» **YOUR GOAL**
In your copy, leave out the pictures; write out all the data exactly.
+---+
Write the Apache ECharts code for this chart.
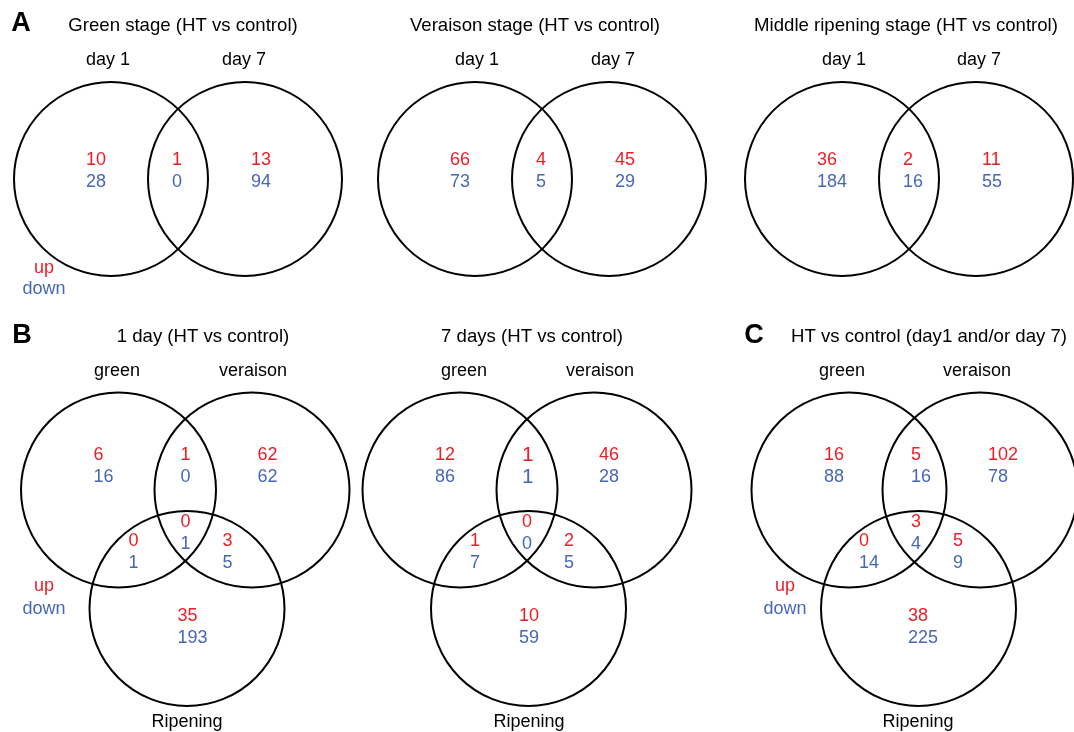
<!DOCTYPE html>
<html>
<head>
<meta charset="utf-8">
<script src="https://cdn.jsdelivr.net/npm/echarts@6/dist/echarts.min.js"></script>
<style>
html,body{margin:0;padding:0;background:#fff;}
#chart{width:1074px;height:732px;}
</style>
</head>
<body>
<div id="chart"></div>
<script>
// ---------------- data ----------------
const panelLetters = ['A', 'B', 'C'];
const titlesA = ['Green stage (HT vs control)', 'Veraison stage (HT vs control)', 'Middle ripening stage (HT vs control)'];
const titlesBC = ['1 day (HT vs control)', '7 days (HT vs control)', 'HT vs control (day1 and/or day 7)'];
const setsA = ['day 1', 'day 7'];
const setsBC = ['green', 'veraison', 'Ripening'];
const legendLabels = ['up', 'down'];
// two-set regions: [day1 only, both, day7 only]
const upA = [[10, 1, 13], [66, 4, 45], [36, 2, 11]];
const downA = [[28, 0, 94], [73, 5, 29], [184, 16, 55]];
// three-set regions: [green only, green∩veraison, veraison only, green∩ripening, all, veraison∩ripening, ripening only]
const upB1 = [6, 1, 62, 0, 0, 3, 35];
const downB1 = [16, 0, 62, 1, 1, 5, 193];
const upB2 = [12, 1, 46, 1, 0, 2, 10];
const downB2 = [86, 1, 28, 7, 0, 5, 59];
const upC = [16, 5, 102, 0, 3, 5, 38];
const downC = [88, 16, 78, 14, 4, 9, 225];

// ---------------- layout (pixel space of a hidden 1074x732 cartesian grid) ----------------
const RED = '#ee1d25', BLUE = '#4767b7', BLACK = '#000';
const FONT = '"Liberation Sans", Arial, sans-serif';
const TITLE_SIZE = 18.6;
const layA = [
  { cx: 111, title: 183, s1: 108, s2: 244 },
  { cx: 475, title: 535, s1: 477, s2: 613 },
  { cx: 842, title: 906, s1: 844, s2: 979 }
];
const A_CY = 179, A_SEP = 134, A_R = 97;
const A_DX = [-25, 61, 140], A_DY = -19, ROW = 22;
const layBC = [
  { cx: 118.5, sepR: 133.5, sepB: 68.5, title: 203, s1: 117, s2: 253, s3: 187 },
  { cx: 460, sepR: 134, sepB: 68.5, title: 532, s1: 464, s2: 600, s3: 529 },
  { cx: 849, sepR: 131, sepB: 69.5, title: 929, s1: 842, s2: 977, s3: 918 }
];
const BC_CY = 490, BC_CYB = 608.5, BC_R = 97.5;
const BC_DX = [-25, 62, 139, 10, 62, 104, 59];
const BC_DY = [-35, -35, -35, 51, 32, 51, 126];
const bigCells = { 1: [1] }; // panel B2, green∩veraison drawn larger

const upBC = [upB1, upB2, upC];
const downBC = [downB1, downB2, downC];

// circles: [cx, cy, r]
const circles = [];
layA.forEach(p => {
  circles.push([p.cx, A_CY, A_R]);
  circles.push([p.cx + A_SEP, A_CY, A_R]);
});
layBC.forEach(p => {
  circles.push([p.cx, BC_CY, BC_R]);
  circles.push([p.cx + p.sepR, BC_CY, BC_R]);
  circles.push([p.cx + p.sepB, BC_CYB, BC_R]);
});

// texts
const texts = [];
function T(x, y, text, color, size, weight, align) {
  texts.push({ value: [x, y], text: String(text), color, size, weight: weight || 'normal', align: align || 'center' });
}
// panel letters
T(21, 24, panelLetters[0], BLACK, 27, 'bold');
T(22, 336, panelLetters[1], BLACK, 27, 'bold');
T(754, 336, panelLetters[2], BLACK, 27, 'bold');

layA.forEach((p, i) => {
  T(p.title, 26, titlesA[i], BLACK, TITLE_SIZE);
  T(p.s1, 60, setsA[0], BLACK, 18);
  T(p.s2, 60, setsA[1], BLACK, 18);
  for (let k = 0; k < 3; k++) {
    T(p.cx + A_DX[k], A_CY + A_DY, upA[i][k], RED, 18, 'normal', 'left');
    T(p.cx + A_DX[k], A_CY + A_DY + ROW, downA[i][k], BLUE, 18, 'normal', 'left');
  }
});
T(44, 268, legendLabels[0], RED, 18);
T(44, 289, legendLabels[1], BLUE, 18);

layBC.forEach((p, i) => {
  T(p.title, 337, titlesBC[i], BLACK, TITLE_SIZE);
  T(p.s1, 371, setsBC[0], BLACK, 18);
  T(p.s2, 371, setsBC[1], BLACK, 18);
  T(p.s3, 722, setsBC[2], BLACK, 18);
  for (let k = 0; k < 7; k++) {
    const big = bigCells[i] && bigCells[i].indexOf(k) >= 0;
    const fs = big ? 21 : 18;
    T(p.cx + BC_DX[k], BC_CY + BC_DY[k], upBC[i][k], RED, fs, 'normal', 'left');
    T(p.cx + BC_DX[k], BC_CY + BC_DY[k] + ROW, downBC[i][k], BLUE, fs, 'normal', 'left');
  }
});
T(44, 586, legendLabels[0], RED, 18);
T(44, 609, legendLabels[1], BLUE, 18);
T(785, 586, legendLabels[0], RED, 18);
T(785, 609, legendLabels[1], BLUE, 18);

const chart = echarts.init(document.getElementById('chart'), null, { renderer: 'canvas' });
chart.setOption({
  backgroundColor: '#fff',
  animation: false,
  grid: { left: 0, right: 0, top: 0, bottom: 0 },
  xAxis: { type: 'value', min: 0, max: 1074, show: false },
  yAxis: { type: 'value', min: 0, max: 732, inverse: true, show: false },
  series: [
    {
      type: 'custom',
      coordinateSystem: 'cartesian2d',
      silent: true,
      clip: false,
      data: circles,
      encode: { x: 0, y: 1 },
      renderItem: function (params, api) {
        const c = api.coord([api.value(0), api.value(1)]);
        const r = api.size([api.value(2), 0])[0];
        return {
          type: 'circle',
          shape: { cx: c[0], cy: c[1], r: r },
          style: { fill: 'none', stroke: '#000', lineWidth: 2 }
        };
      }
    },
    {
      type: 'custom',
      coordinateSystem: 'cartesian2d',
      silent: true,
      clip: false,
      data: texts.map(t => t.value),
      encode: { x: 0, y: 1 },
      renderItem: function (params, api) {
        const t = texts[params.dataIndex];
        const c = api.coord([api.value(0), api.value(1)]);
        return {
          type: 'text',
          x: c[0], y: c[1],
          style: {
            text: t.text,
            fill: t.color,
            fontSize: t.size,
            fontWeight: t.weight,
            fontFamily: FONT,
            align: t.align,
            verticalAlign: 'middle'
          }
        };
      }
    }
  ]
});
</script>
</body>
</html>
+---+
» **FINISHED EXERCISE**
Write the Apache ECharts code for this chart.
<!DOCTYPE html>
<html>
<head>
<meta charset="utf-8">
<script src="https://cdn.jsdelivr.net/npm/echarts@6/dist/echarts.min.js"></script>
<style>
html,body{margin:0;padding:0;background:#fff;}
#chart{width:1074px;height:732px;}
</style>
</head>
<body>
<div id="chart"></div>
<script>
// ---------------- data ----------------
const panelLetters = ['A', 'B', 'C'];
const titlesA = ['Green stage (HT vs control)', 'Veraison stage (HT vs control)', 'Middle ripening stage (HT vs control)'];
const titlesBC = ['1 day (HT vs control)', '7 days (HT vs control)', 'HT vs control (day1 and/or day 7)'];
const setsA = ['day 1', 'day 7'];
const setsBC = ['green', 'veraison', 'Ripening'];
const legendLabels = ['up', 'down'];
// two-set regions: [day1 only, both, day7 only]
const upA = [[10, 1, 13], [66, 4, 45], [36, 2, 11]];
const downA = [[28, 0, 94], [73, 5, 29], [184, 16, 55]];
// three-set regions: [green only, green∩veraison, veraison only, green∩ripening, all, veraison∩ripening, ripening only]
const upB1 = [6, 1, 62, 0, 0, 3, 35];
const downB1 = [16, 0, 62, 1, 1, 5, 193];
const upB2 = [12, 1, 46, 1, 0, 2, 10];
const downB2 = [86, 1, 28, 7, 0, 5, 59];
const upC = [16, 5, 102, 0, 3, 5, 38];
const downC = [88, 16, 78, 14, 4, 9, 225];

// ---------------- layout (pixel space of a hidden 1074x732 cartesian grid) ----------------
const RED = '#ee1d25', BLUE = '#4767b7', BLACK = '#000';
const FONT = '"Liberation Sans", Arial, sans-serif';
const TITLE_SIZE = 18.6;
const layA = [
  { cx: 111, title: 183, s1: 108, s2: 244 },
  { cx: 475, title: 535, s1: 477, s2: 613 },
  { cx: 842, title: 906, s1: 844, s2: 979 }
];
const A_CY = 179, A_SEP = 134, A_R = 97;
const A_DX = [-25, 61, 140], A_DY = -19, ROW = 22;
const layBC = [
  { cx: 118.5, sepR: 133.5, sepB: 68.5, title: 203, s1: 117, s2: 253, s3: 187 },
  { cx: 460, sepR: 134, sepB: 68.5, title: 532, s1: 464, s2: 600, s3: 529 },
  { cx: 849, sepR: 131, sepB: 69.5, title: 929, s1: 842, s2: 977, s3: 918 }
];
const BC_CY = 490, BC_CYB = 608.5, BC_R = 97.5;
const BC_DX = [-25, 62, 139, 10, 62, 104, 59];
const BC_DY = [-35, -35, -35, 51, 32, 51, 126];
const bigCells = { 1: [1] }; // panel B2, green∩veraison drawn larger

const upBC = [upB1, upB2, upC];
const downBC = [downB1, downB2, downC];

// circles: [cx, cy, r]
const circles = [];
layA.forEach(p => {
  circles.push([p.cx, A_CY, A_R]);
  circles.push([p.cx + A_SEP, A_CY, A_R]);
});
layBC.forEach(p => {
  circles.push([p.cx, BC_CY, BC_R]);
  circles.push([p.cx + p.sepR, BC_CY, BC_R]);
  circles.push([p.cx + p.sepB, BC_CYB, BC_R]);
});

// texts
const texts = [];
function T(x, y, text, color, size, weight, align) {
  texts.push({ value: [x, y], text: String(text), color, size, weight: weight || 'normal', align: align || 'center' });
}
// panel letters
T(21, 24, panelLetters[0], BLACK, 27, 'bold');
T(22, 336, panelLetters[1], BLACK, 27, 'bold');
T(754, 336, panelLetters[2], BLACK, 27, 'bold');

layA.forEach((p, i) => {
  T(p.title, 26, titlesA[i], BLACK, TITLE_SIZE);
  T(p.s1, 60, setsA[0], BLACK, 18);
  T(p.s2, 60, setsA[1], BLACK, 18);
  for (let k = 0; k < 3; k++) {
    T(p.cx + A_DX[k], A_CY + A_DY, upA[i][k], RED, 18, 'normal', 'left');
    T(p.cx + A_DX[k], A_CY + A_DY + ROW, downA[i][k], BLUE, 18, 'normal', 'left');
  }
});
T(44, 268, legendLabels[0], RED, 18);
T(44, 289, legendLabels[1], BLUE, 18);

layBC.forEach((p, i) => {
  T(p.title, 337, titlesBC[i], BLACK, TITLE_SIZE);
  T(p.s1, 371, setsBC[0], BLACK, 18);
  T(p.s2, 371, setsBC[1], BLACK, 18);
  T(p.s3, 722, setsBC[2], BLACK, 18);
  for (let k = 0; k < 7; k++) {
    const big = bigCells[i] && bigCells[i].indexOf(k) >= 0;
    const fs = big ? 21 : 18;
    T(p.cx + BC_DX[k], BC_CY + BC_DY[k], upBC[i][k], RED, fs, 'normal', 'left');
    T(p.cx + BC_DX[k], BC_CY + BC_DY[k] + ROW, downBC[i][k], BLUE, fs, 'normal', 'left');
  }
});
T(44, 586, legendLabels[0], RED, 18);
T(44, 609, legendLabels[1], BLUE, 18);
T(785, 586, legendLabels[0], RED, 18);
T(785, 609, legendLabels[1], BLUE, 18);

const chart = echarts.init(document.getElementById('chart'), null, { renderer: 'canvas' });
chart.setOption({
  backgroundColor: '#fff',
  animation: false,
  grid: { left: 0, right: 0, top: 0, bottom: 0 },
  xAxis: { type: 'value', min: 0, max: 1074, show: false },
  yAxis: { type: 'value', min: 0, max: 732, inverse: true, show: false },
  series: [
    {
      type: 'custom',
      coordinateSystem: 'cartesian2d',
      silent: true,
      clip: false,
      data: circles,
      encode: { x: 0, y: 1 },
      renderItem: function (params, api) {
        const c = api.coord([api.value(0), api.value(1)]);
        const r = api.size([api.value(2), 0])[0];
        return {
          type: 'circle',
          shape: { cx: c[0], cy: c[1], r: r },
          style: { fill: 'none', stroke: '#000', lineWidth: 2 }
        };
      }
    },
    {
      type: 'custom',
      coordinateSystem: 'cartesian2d',
      silent: true,
      clip: false,
      data: texts.map(t => t.value),
      encode: { x: 0, y: 1 },
      renderItem: function (params, api) {
        const t = texts[params.dataIndex];
        const c = api.coord([api.value(0), api.value(1)]);
        return {
          type: 'text',
          x: c[0], y: c[1],
          style: {
            text: t.text,
            fill: t.color,
            fontSize: t.size,
            fontWeight: t.weight,
            fontFamily: FONT,
            align: t.align,
            verticalAlign: 'middle'
          }
        };
      }
    }
  ]
});
</script>
</body>
</html>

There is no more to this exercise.